Actress Jennifer Lawrence had no idea that she was making less than her male co-stars in "American Hustle" until that information was leaked. She was, understandably, pretty ticked off.

Co-star Bradley Cooper was also upset. As a result, he said he would start revealing his salary information to female co-stars to help with their contract negotiations.


Cooper speaks to the crew of the U.S.S. Ronald Reagan during a USO tour in 2009. Image via Chad J. McNeeley/U.S. Navy/Wikimedia Commons.

Bradley Cooper pledging to reveal his salary to colleagues wasn’t just unusual because he’s a big-time celeb — it was unusual because Americans, quite frankly, hate talking about their salaries.

In the absence of leaked emails, we often have no idea how much our peers are making.

Think about it: Do you know how much money your friends make? What about your coworkers? Your parents? Your dog? (OK, your dog probably isn't making anything.)

Why are we so hesitant to discuss how much money we make?

Sharing salary information can be nerve-wracking — and for good reason.

Unspoken societal rules make it uncomfortable to talk openly about the subject, and some companies even have explicit policies against employees discussing wage information. It’s illegal for federal contractors to prohibit employee disclosure of compensation, but many companies (especially those in the private sector) do their best to discourage the dialogue anyway.

According to a Marist Poll, over 70% of adults in the U.S. don’t think private companies should be required to publish employee salary information internally or externally. The same poll showed that 66% of people want to keep their own salary info private.

Clearly, the whole topic is incredibly taboo.

Even this piggy bank won’t tell you how much money it has. Image via iStock.

Plus, there’s the concern that salary discussions will lead to nothing but resentment among employees who find out they’re earning less — or awkward feelings among those earning the most.

The poll above states that 58% of Americans think making salaries public "would cause conflict between employees rather than increasing fairness of pay within the company." After all, who wants to admit to their own hardworking friend that they’re paid a different amount, especially if they're working same job?

Despite the taboo, salary transparency has huge potential to protect against unfair wage discrepancies.

Think about it this way: If you find out you’re making less than a coworker and decide to talk to management about it, your boss has a couple of options. Yes, they could give you a raise (yay!), but they could also simply explain why you’re making less and give you a clear idea of what you would need to do to earn a raise (also yay!).

As long as there are strong, valid reasons for the wage discrepancy, the company has nothing to fear. As NPR puts it, "[salary] transparency is a defense against the games that bad bosses can play." What kind of games might that be? Ones that involve basing salaries and bonuses on factors like an employee’s race or gender.

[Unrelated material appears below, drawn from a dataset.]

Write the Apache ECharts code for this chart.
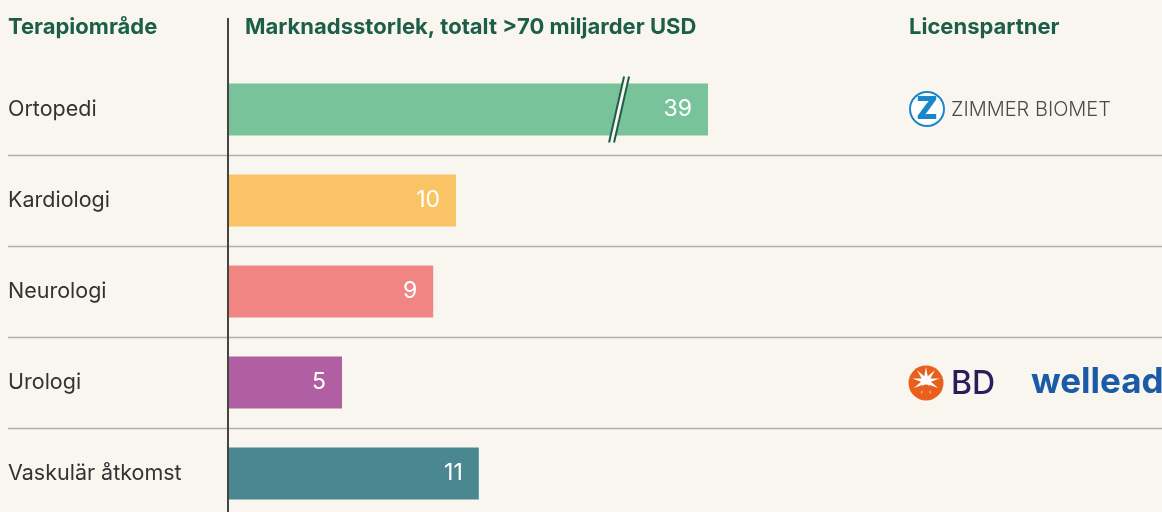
<!DOCTYPE html>
<html>
<head>
<meta charset="utf-8">
<script src="https://cdn.jsdelivr.net/npm/echarts@6.0.0/dist/echarts.min.js"></script>
<style>
  html, body { margin: 0; padding: 0; background: #f9f6f0; }
  #chart { width: 1162px; height: 512px; }
</style>
</head>
<body>
<div id="chart"></div>
<script>
// data
const categories = ["Ortopedi", "Kardiologi", "Neurologi", "Urologi", "Vaskulär åtkomst"];
const marketSize = [39, 10, 9, 5, 11];
const barColors = ["#78c39a", "#fac366", "#f08583", "#b05fa3", "#4a8790"];
const headers = ["Terapiområde", "Marknadsstorlek, totalt >70 miljarder USD", "Licenspartner"];
// axis break for the long bar (Ortopedi)
const breakStart = 16.8;
const breakEnd = 35.45;

const green = "#1c5e48";
const font = "Inter";

const myChart = echarts.init(document.getElementById("chart"));

const option = {
  backgroundColor: "#f9f6f0",
  animation: false,
  textStyle: { fontFamily: font },
  grid: [
    // separator rows across whole width
    { left: 8, right: 0, top: 64, height: 455, outerBoundsMode: "none", containLabel: false },
    // bars
    { left: 228, right: 454, top: 64, height: 455, outerBoundsMode: "none", containLabel: false }
  ],
  xAxis: [
    { gridIndex: 0, type: "value", show: false },
    {
      gridIndex: 1,
      type: "value",
      min: 0,
      max: 39,
      breaks: [{ start: breakStart, end: breakEnd, gap: "3.33%" }],
      breakArea: { show: false },
      axisLine: { show: false },
      axisTick: { show: false },
      axisLabel: { show: false },
      splitLine: { show: false }
    }
  ],
  yAxis: [
    {
      gridIndex: 0,
      type: "category",
      inverse: true,
      data: categories,
      axisLine: { show: false },
      axisTick: { show: false },
      axisLabel: { show: false },
      splitLine: {
        show: true,
        showMinLine: false,
        showMaxLine: false,
        lineStyle: { color: "#b3afa8", width: 1.3 }
      }
    },
    {
      gridIndex: 1,
      type: "category",
      inverse: true,
      data: categories,
      axisLine: { show: false },
      axisTick: { show: false },
      axisLabel: {
        align: "left",
        margin: 220,
        fontSize: 21.5,
        color: "#333333",
        fontFamily: font
      }
    }
  ],
  series: [
    {
      type: "bar",
      xAxisIndex: 1,
      yAxisIndex: 1,
      barWidth: 52,
      data: marketSize.map((v, i) => ({ value: v, itemStyle: { color: barColors[i] } })),
      label: {
        show: true,
        position: "insideRight",
        distance: 16,
        color: "#ffffff",
        fontSize: 23,
        fontFamily: font
      },
      z: 2
    },
    {
      // slash mark over the broken bar
      type: "custom",
      xAxisIndex: 1,
      yAxisIndex: 1,
      data: [[breakStart, categories[0]]],
      z: 5,
      renderItem: (params, api) => {
        const p0 = api.coord([breakStart, api.value(1)]);
        const p1 = api.coord([breakEnd, api.value(1)]);
        const xm = (p0[0] + p1[0]) / 2;
        const yc = p0[1];
        const lineStyle = { stroke: green, lineWidth: 2 };
        return {
          type: "group",
          children: [
            {
              type: "polygon",
              shape: { points: [[xm - 10, yc + 33], [xm + 5, yc - 33], [xm + 10, yc - 33], [xm - 5, yc + 33]] },
              style: { fill: "#f9f6f0" }
            },
            { type: "line", shape: { x1: xm - 10, y1: yc + 33, x2: xm + 5, y2: yc - 33 }, style: lineStyle },
            { type: "line", shape: { x1: xm - 5, y1: yc + 33, x2: xm + 10, y2: yc - 33 }, style: lineStyle }
          ]
        };
      }
    }
  ],
  graphic: [
    // vertical axis line
    { type: "line", shape: { x1: 228, y1: 18, x2: 228, y2: 512 }, style: { stroke: "#444444", lineWidth: 2 }, z: 10 },
    // headers
    { type: "text", left: 8, top: 16, style: { text: headers[0], fill: green, font: "bold 22px " + font } },
    { type: "text", left: 245, top: 16, style: { text: headers[1], fill: green, font: "bold 22px " + font } },
    { type: "text", left: 909, top: 16, style: { text: headers[2], fill: green, font: "bold 22px " + font } },
    // Zimmer Biomet logo
    { type: "circle", shape: { cx: 927, cy: 109, r: 17 }, style: { fill: "#ffffff", stroke: "#1b87c8", lineWidth: 2 } },
    { type: "text", x: 927, y: 110, style: { text: "Z", fill: "#1b87c8", font: "900 31px " + font, align: "center", verticalAlign: "middle" } },
    { type: "text", x: 951, y: 110, style: { text: "ZIMMER BIOMET", fill: "#4a4a4a", font: "300 20px " + font, verticalAlign: "middle" } },
    // BD logo
    { type: "circle", shape: { cx: 926, cy: 383, r: 17.5 }, style: { fill: "#e8601c" } },
    {
      type: "polygon",
      shape: {
        points: (() => {
          const pts = [];
          for (let i = 0; i < 18; i++) {
            const a = (Math.PI * 2 * i) / 18 - Math.PI / 2;
            const r = i % 2 === 0 ? 14 : 5;
            pts.push([926 + r * Math.cos(a), 381 + r * Math.sin(a)]);
          }
          return pts;
        })()
      },
      style: { fill: "#ffffff" }
    },
    { type: "circle", shape: { cx: 926, cy: 389, r: 4.5 }, style: { fill: "#e8601c" } },
    { type: "text", x: 951, y: 384, style: { text: "BD", fill: "#2c1c5c", font: "500 32px " + font, verticalAlign: "middle" } },
    { type: "text", x: 1031, y: 382, style: { text: "wellead", fill: "#1b5aa6", font: "bold 35px " + font, verticalAlign: "middle" } }
  ]
};

myChart.setOption(option);
</script>
</body>
</html>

Even in 2016, men typically make more money than women do for the same work. Image via iStock.

We may never know exactly why Jennifer Lawrence made so much less than her male co-stars in "American Hustle," but it’s not outrageous to assume the gap had something to do with her gender. What would the stars' salaries have looked like if Sony had an obligation to disclose them before the film was made?

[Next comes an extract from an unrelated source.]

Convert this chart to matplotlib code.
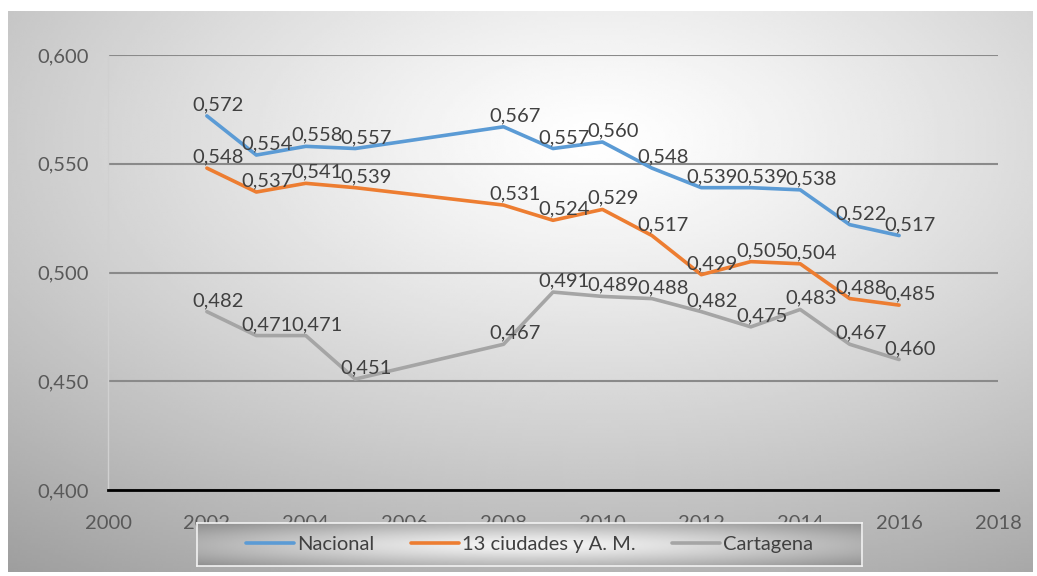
import numpy as np
import matplotlib
matplotlib.use("Agg")
import matplotlib.pyplot as plt

years = [2002, 2003, 2004, 2005, 2008, 2009, 2010, 2011, 2012, 2013, 2014, 2015, 2016]
nacional = [0.572, 0.554, 0.558, 0.557, 0.567, 0.557, 0.560, 0.548, 0.539, 0.539, 0.538, 0.522, 0.517]
ciudades = [0.548, 0.537, 0.541, 0.539, 0.531, 0.524, 0.529, 0.517, 0.499, 0.505, 0.504, 0.488, 0.485]
cartagena = [0.482, 0.471, 0.471, 0.451, 0.467, 0.491, 0.489, 0.488, 0.482, 0.475, 0.483, 0.467, 0.460]
series_names = ["Nacional", "13 ciudades y A. M.", "Cartagena"]
colors = ["#5B9BD5", "#ED7D31", "#A5A5A5"]

plt.rcParams["font.family"] = ["Lato", "DejaVu Sans"]

fig = plt.figure(figsize=(10.37, 5.76), dpi=100, facecolor="white")


def radial(w, h, cx, cy, lo, hi):
    yy, xx = np.mgrid[0:h, 0:w]
    d = np.sqrt(((xx - cx) / w) ** 2 + ((yy - cy) / h) ** 2)
    d = d / d.max()
    return hi - (hi - lo) * d ** 1.2


# chart background with radial gradient
bg = fig.add_axes([8 / 1037, 4 / 576, 1025 / 1037, 561 / 576], zorder=-2)
bg.imshow(radial(400, 220, 230, 50, 0.62, 1.0), cmap="gray", vmin=0, vmax=1,
          aspect="auto", interpolation="bilinear")
bg.axis("off")

ax = fig.add_axes([108 / 1037, 1 - 490 / 576, 890 / 1037, 435 / 576])
ax.patch.set_alpha(0)

for vals, name, c in zip([nacional, ciudades, cartagena], series_names, colors):
    ax.plot(years, vals, color=c, lw=2.6, label=name, solid_capstyle="round")
    for x, v in zip(years, vals):
        ax.annotate(f"{v:.3f}".replace(".", ","), (x, v), xytext=(8, 8),
                    textcoords="offset points", ha="center", va="center",
                    fontsize=14.5, color="#404040")

ax.set_xlim(2000, 2018)
ax.set_ylim(0.4, 0.6)
ax.set_xticks(range(2000, 2019, 2))
ax.set_yticks([0.40, 0.45, 0.50, 0.55, 0.60])
ax.set_yticklabels(["0,400", "0,450", "0,500", "0,550", "0,600"])
ax.tick_params(axis="both", length=0, labelsize=14.5, labelcolor="#595959")
ax.tick_params(axis="x", pad=18)
ax.tick_params(axis="y", pad=14)
ax.grid(axis="y", color="#8a8a8a", lw=1.5)
for s in ["top", "right"]:
    ax.spines[s].set_visible(False)
ax.spines["left"].set_color("#d0d0d0")
ax.spines["left"].set_linewidth(1)
ax.spines["bottom"].set_color("black")
ax.spines["bottom"].set_linewidth(2)

# legend box with its own gradient
lg = fig.add_axes([197 / 1037, 1 - 566 / 576, 665 / 1037, 43 / 576], zorder=1)
lg.imshow(radial(300, 40, 150, 20, 0.55, 0.97), cmap="gray", vmin=0, vmax=1,
          aspect="auto", interpolation="bilinear")
lg.set_xticks([])
lg.set_yticks([])
for s in lg.spines.values():
    s.set_color("#f2f2f2")
    s.set_linewidth(1.2)

handles, labels = ax.get_legend_handles_labels()
fig.legend(handles, labels, loc="center", bbox_to_anchor=(529.5 / 1037, 1 - 544.5 / 576),
           ncol=3, frameon=False, fontsize=14.5, labelcolor="#404040",
           handlelength=2.4, columnspacing=1.8, handletextpad=0.15)

fig.savefig("out.png", dpi=100, facecolor="white")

Being open about salaries can also help with negotiating, budgeting, and even employee satisfaction.

That’s right. A PayScale survey of 71,000 employees found that “one of the top predictors of employee sentiment is a company's ability to communicate clearly about pay.” Even among employees who know they’re underpaid, 82% still feel "satisfied with their work" if the employer is honest about the reasons for that smaller paycheck.

And for those who are underpaid, knowing what your coworkers are making is a great starting point for negotiating your own compensation up to a fair place.

Whatever your number is, you can choose to keep it a total secret or shout it from the rooftops — it’s your call.

But the more conversations we have about why we have certain money norms, the easier it is for us all to determine which ones make sense and which ones may be causing us to sell ourselves short. And the better off we'll all be — financially and otherwise.